Problem to work on >> Give back exactly the lines from the beginning of the listing below to the line holding "YAxis, CartesianGrid, LabelList", both ends included; the pictures stay out.

◆ ◆ ◆

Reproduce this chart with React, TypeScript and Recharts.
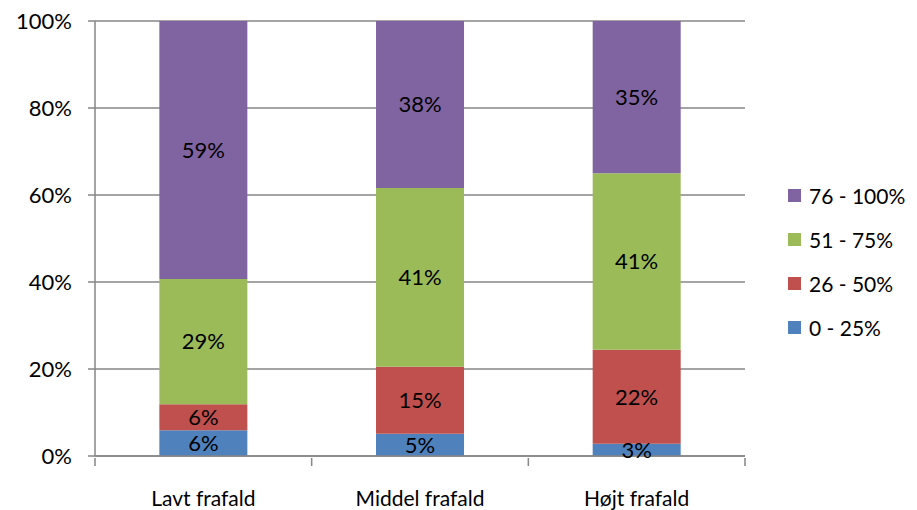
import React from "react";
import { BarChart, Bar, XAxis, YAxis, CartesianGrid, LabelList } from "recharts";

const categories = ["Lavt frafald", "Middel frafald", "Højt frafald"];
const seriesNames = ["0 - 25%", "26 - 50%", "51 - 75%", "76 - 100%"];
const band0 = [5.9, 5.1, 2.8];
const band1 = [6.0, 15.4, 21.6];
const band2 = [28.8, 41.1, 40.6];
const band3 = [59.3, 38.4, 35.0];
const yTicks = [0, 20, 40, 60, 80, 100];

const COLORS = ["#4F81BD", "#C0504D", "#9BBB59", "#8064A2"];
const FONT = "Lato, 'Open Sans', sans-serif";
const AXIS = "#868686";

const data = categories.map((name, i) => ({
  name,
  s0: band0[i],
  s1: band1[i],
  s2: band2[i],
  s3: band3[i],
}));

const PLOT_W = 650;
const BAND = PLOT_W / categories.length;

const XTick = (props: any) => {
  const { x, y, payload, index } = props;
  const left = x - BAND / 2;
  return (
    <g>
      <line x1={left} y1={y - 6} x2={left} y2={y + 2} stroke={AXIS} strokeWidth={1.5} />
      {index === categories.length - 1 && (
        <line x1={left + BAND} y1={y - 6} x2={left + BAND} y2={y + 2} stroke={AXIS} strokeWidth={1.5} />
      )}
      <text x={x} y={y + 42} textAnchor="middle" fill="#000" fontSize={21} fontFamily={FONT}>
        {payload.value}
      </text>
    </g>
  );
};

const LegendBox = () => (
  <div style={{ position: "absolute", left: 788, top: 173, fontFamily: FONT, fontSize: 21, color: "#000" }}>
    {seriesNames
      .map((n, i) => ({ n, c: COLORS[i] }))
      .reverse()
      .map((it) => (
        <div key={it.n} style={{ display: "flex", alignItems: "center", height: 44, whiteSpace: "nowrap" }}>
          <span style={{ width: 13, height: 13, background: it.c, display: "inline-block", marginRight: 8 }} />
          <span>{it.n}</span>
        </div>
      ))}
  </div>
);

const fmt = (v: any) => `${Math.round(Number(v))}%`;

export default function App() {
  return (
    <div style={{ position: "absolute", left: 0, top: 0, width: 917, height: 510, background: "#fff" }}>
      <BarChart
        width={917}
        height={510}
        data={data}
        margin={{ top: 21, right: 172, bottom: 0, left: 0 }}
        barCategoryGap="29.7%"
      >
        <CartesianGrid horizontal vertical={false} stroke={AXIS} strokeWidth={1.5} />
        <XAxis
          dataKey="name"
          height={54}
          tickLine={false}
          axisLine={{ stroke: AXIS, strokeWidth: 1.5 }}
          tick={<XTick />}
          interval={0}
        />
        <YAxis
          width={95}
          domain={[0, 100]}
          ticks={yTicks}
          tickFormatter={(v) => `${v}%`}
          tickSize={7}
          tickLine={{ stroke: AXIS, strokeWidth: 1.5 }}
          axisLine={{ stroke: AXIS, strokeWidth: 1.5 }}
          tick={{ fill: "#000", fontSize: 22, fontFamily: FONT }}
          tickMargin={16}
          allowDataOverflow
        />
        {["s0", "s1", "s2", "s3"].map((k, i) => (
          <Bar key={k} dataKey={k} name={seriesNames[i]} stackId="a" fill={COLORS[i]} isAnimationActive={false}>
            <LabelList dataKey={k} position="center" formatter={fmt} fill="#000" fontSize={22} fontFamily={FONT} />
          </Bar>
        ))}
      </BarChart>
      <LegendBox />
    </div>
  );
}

◆ ◆ ◆

Task response >>
Reproduce this chart with React, TypeScript and Recharts.
import React from "react";
import { BarChart, Bar, XAxis, YAxis, CartesianGrid, LabelList } from "recharts";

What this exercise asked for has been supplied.